Currency Rescue Proves Political Cure-All Before Azeri VoteBy
Manat is best-performing currency globally in past three weeks
Azerbaijan auctions $1.15 billion to ease pressure on currency
A currency rescue is what passes for a political campaign in Azerbaijan.
As the weeks ticked away before a referendum in late September on changing the constitution -- with nary a televised debate or public polling -- the Azeri authorities sprung into action after the manat depreciated for three months and panic stirred on the streets of the capital. The nation’s sovereign wealth fund, together with the central bank, held out $1.15 billion at auctions in the past weeks to ease pressure on the manat and contain growth in consumer prices, the most offered to lenders since the height of Azerbaijan’s currency crisis in January when oil prices collapsed.

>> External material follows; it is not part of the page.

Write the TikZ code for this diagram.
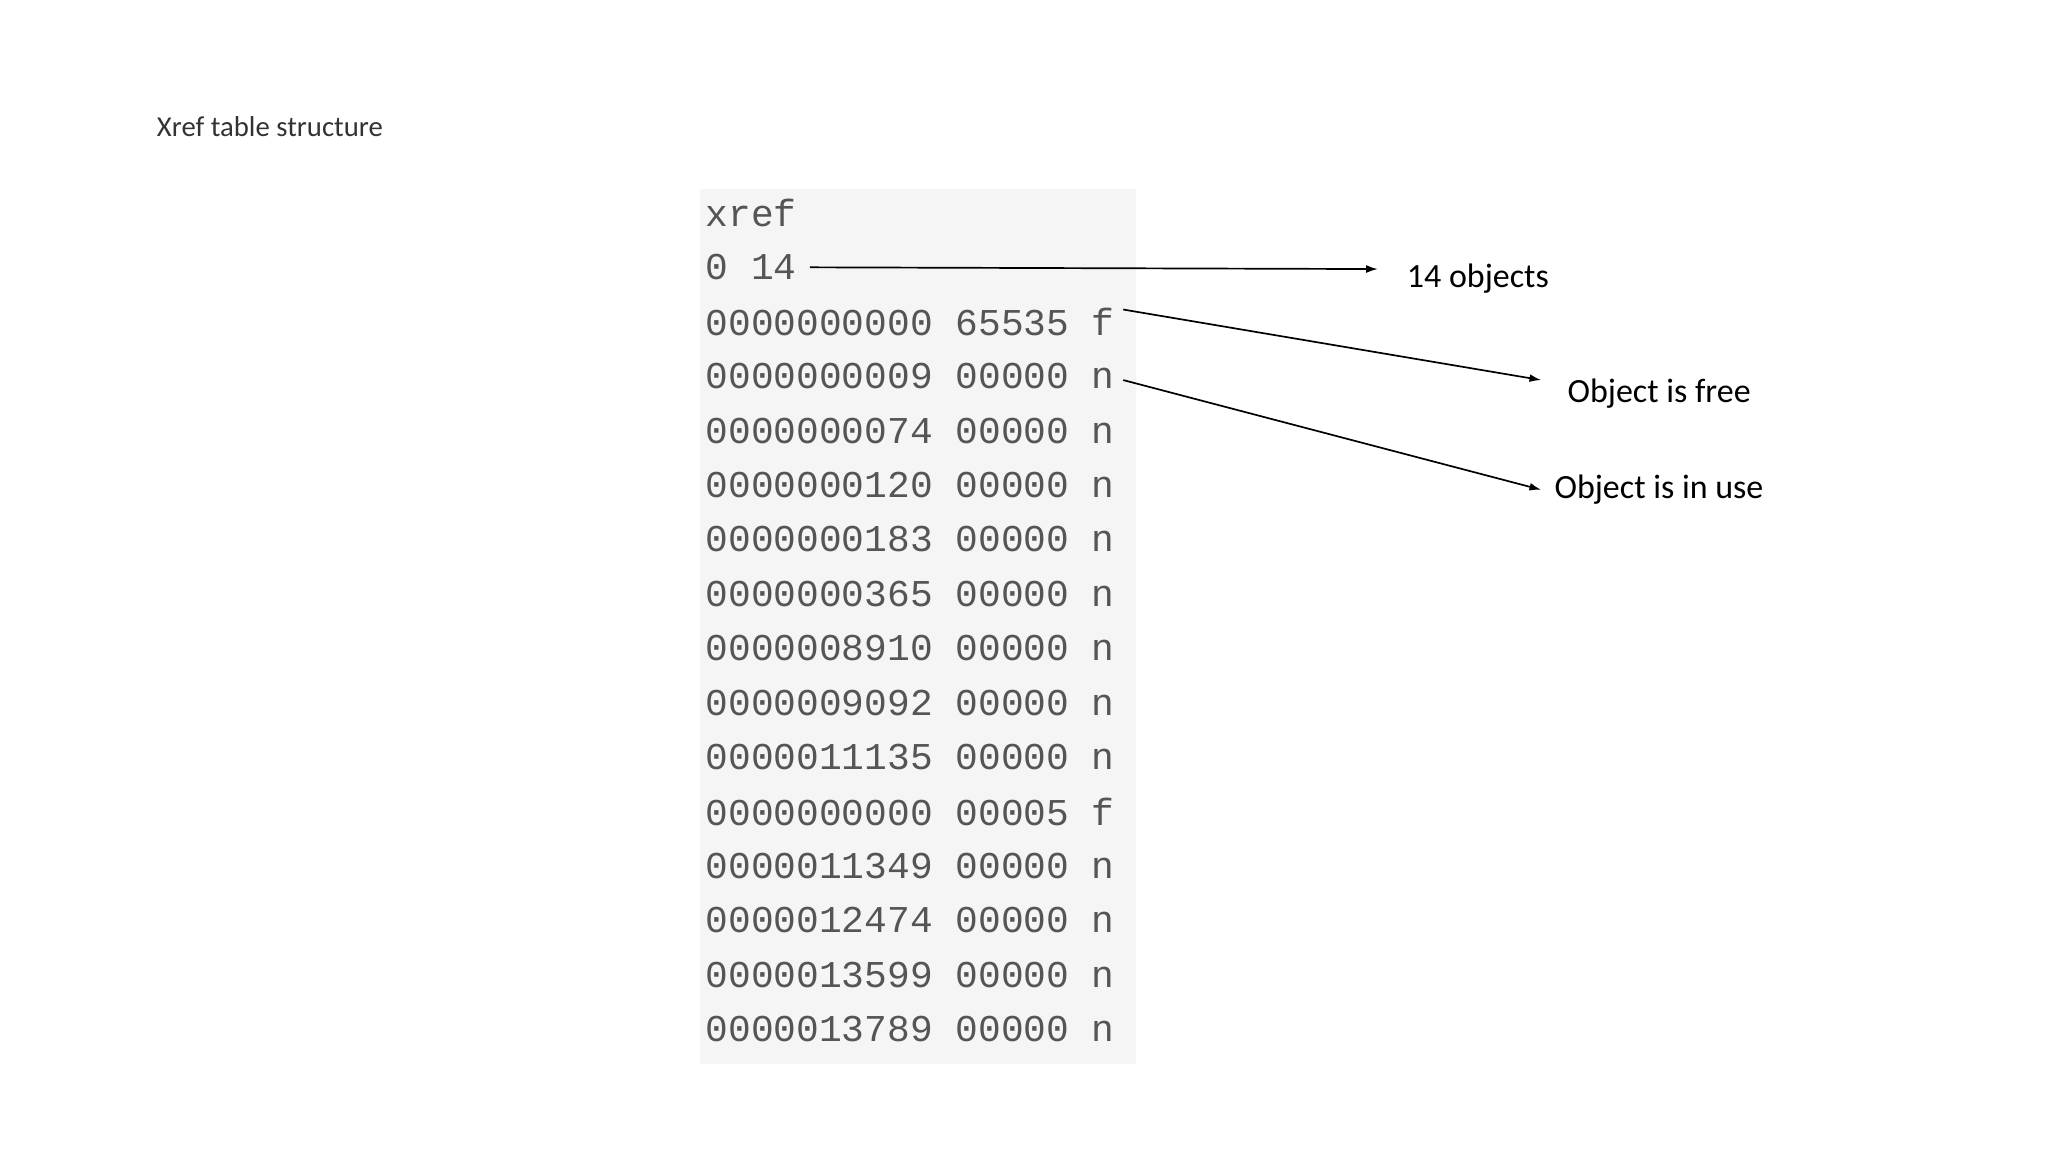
\documentclass[tikz,border=0pt]{standalone}
\usepackage{fontspec}
\setmainfont{Carlito}
\newfontfamily\monof{Liberation Mono}
\usetikzlibrary{arrows.meta}
\definecolor{codegray}{HTML}{555555}
\definecolor{bggray}{HTML}{F5F5F5}
\begin{document}
\begin{tikzpicture}[x=1pt,y=-1pt,
  row/.style={anchor=west,inner sep=0pt,font=\monof\fontsize{29}{29}\selectfont,text=codegray},
  lbl/.style={anchor=west,inner sep=0pt,font=\fontsize{26}{30}\selectfont},
  arr/.style={-{Latex[length=9pt,width=6pt]},line width=1.3pt}]
\useasboundingbox (0,0) rectangle (1568,882);
\fill[bggray] (536,145) rectangle (870,815);
\node[anchor=west,inner sep=0pt,font=\fontsize{22}{26}\selectfont\addfontfeatures{Color=333333}] (title) at (120,97) {Xref table structure};
\foreach \t [count=\i from 0] in {xref,0 14,0000000000 65535 f,0000000009 00000 n,0000000074 00000 n,0000000120 00000 n,0000000183 00000 n,0000000365 00000 n,0000008910 00000 n,0000009092 00000 n,0000011135 00000 n,0000000000 00005 f,0000011349 00000 n,0000012474 00000 n,0000013599 00000 n,0000013789 00000 n}
  \node[row] (r\i) at (540,{163+41.67*\i}) {\t};
\node[lbl] (l1) at (1077,213) {14 objects};
\node[lbl] (l2) at (1200,301) {Object is free};
\node[lbl] (l3) at (1190,375) {Object is in use};
\coordinate (a1) at ([xshift=10pt]r1.east);
\coordinate (e1) at (1055,206);
\coordinate (a2) at (860,237);
\coordinate (e2) at (1180,291);
\coordinate (a3) at (860,291);
\coordinate (e3) at (1180,375);
\draw[arr] (a1) -- (e1);
\draw[arr] (a2) -- (e2);
\draw[arr] (a3) -- (e3);
\end{tikzpicture}
\end{document}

The government’s goal was “to ensure financial stability ahead of the referendum,” Samir Aliyev, an analyst at the Center for Support to Economic Initiatives, a research group based in Baku, said by e-mail. “I can’t see any other reason for the hike in dollar offer.”
A month that started with Azerbaijan in the grip of a new run on the manat, as many banks halted foreign exchange after demand soared, is ending with the national currency staging the world’s biggest rally in the past three weeks. Armed with a $35.9 billion war chest in its wealth fund, almost equivalent to the nation’s entire economic output, authorities set out to sate the dollar-starved country by selling as much as six times the amount previously offered at auctions.
Coupled with an emergency increase in interest rates by 5.5 percentage points announced on Sept. 9, the push was enough to turn around the fortunes of a currency that suffered the world’s biggest drop last year when it lost about half its value against the dollar in two devaluations.
Its prospects are less clear now, after official statistics showed Azeris voted overwhelmingly on Monday in favor of amending the constitution to hand sweeping new powers to President Ilham Aliyev, changes that have drawn criticism from international organizations. As the manat nosedived in August, demand for dollars by local banks at some foreign-currency auctions exceeded the amount offered by more than 10-fold.
“Dollar demand is expected to rise again by the end of the year because of an increase in imports,” Vugar Bayramov, head of the Center for Social and Economic Development, a research group in Baku, said by e-mail. “Banks, government agencies will need dollars to repay their foreign debt. I expect pressure to increase on the manat at year-end.”
The run on the manat reflected Azerbaijan’s failure to restore people’s confidence after the devaluations, adding to the burden on banks that already survived a cull of the industry by the regulator and endured a frenzy on the foreign-exchange market last year, when savers fled deposits in the national currency. The share of dollar savings is now at almost 80 percent of the total, according to S&P Global Ratings.
“If the manat were to depreciate markedly again, it would further weaken asset quality at Azeri banks, putting additional pressure on the already fragile sector, which must now also adjust to the recent increase in the refinancing rate,” Ernest Sergenti, lead analyst for Azerbaijan at Moody’s Investors Service, said in e-mailed comments. “The potential for further weakening of the banking sector would increase contingent liability risk for the government.”
The manat weakened 0.5 percent to 1.6333 against the dollar as of 12:03 p.m. in Baku on Friday. Two days earlier, the currency jumped the most in two weeks after the Organization of Petroleum Exporting Countries said its members agreed a preliminary deal to trim production. The Azeri currency isn’t “that far from fair value,” said Paul Gamble, a senior director at Fitch Ratings, which forecasts a rate of 1.75 against the dollar in the short term.
“It’s definitely possible the currency could weaken beyond this level, because confidence in the manat is low, reflecting the previous delayed and poorly communicated devaluation and a lack of clarity in central bank exchange rate policy,” Gamble said by e-mail. “Over the medium term we would expect the manat to move fairly closely in line with oil prices.”
The central bank used up more than two-thirds of its reserves last year to support the manat as oil prices collapsed, before shifting to a managed free float in December. The currency remains under pressure, affected both by global and domestic factors, central bank Governor Elman Rustamov said this week, ruling out a sharp devaluation and saying the monetary authority is taking necessary measures to ensure the manat’s stability. Expectations of a post-referendum devaluation was one reason the currency recently took the hit, according to ING Groep NV.
Until early September, the sovereign wealth fund known as Sofaz offered only $50 million in auctions held twice a week, which hasn’t been enough to supply banks. The oil fund is the biggest source of foreign currency available to the Azeri authorities.
Sofaz, which receives most of the government’s oil-linked revenue, had $35.9 billion in assets at the end of August, according to the Finance Ministry. The central bank’s reserves grew slightly to $4.19 billion in August, a month after slipping for the first time since February.
“The central bank’s foreign-currency reserves are down to the psychological barrier of $4 billion,” Bayramov said. “Sofaz will also complete its transfers to the state budget by mid-December. Therefore, we’ll again see demand exceeding offer in auctions, as it was the case in the summer.”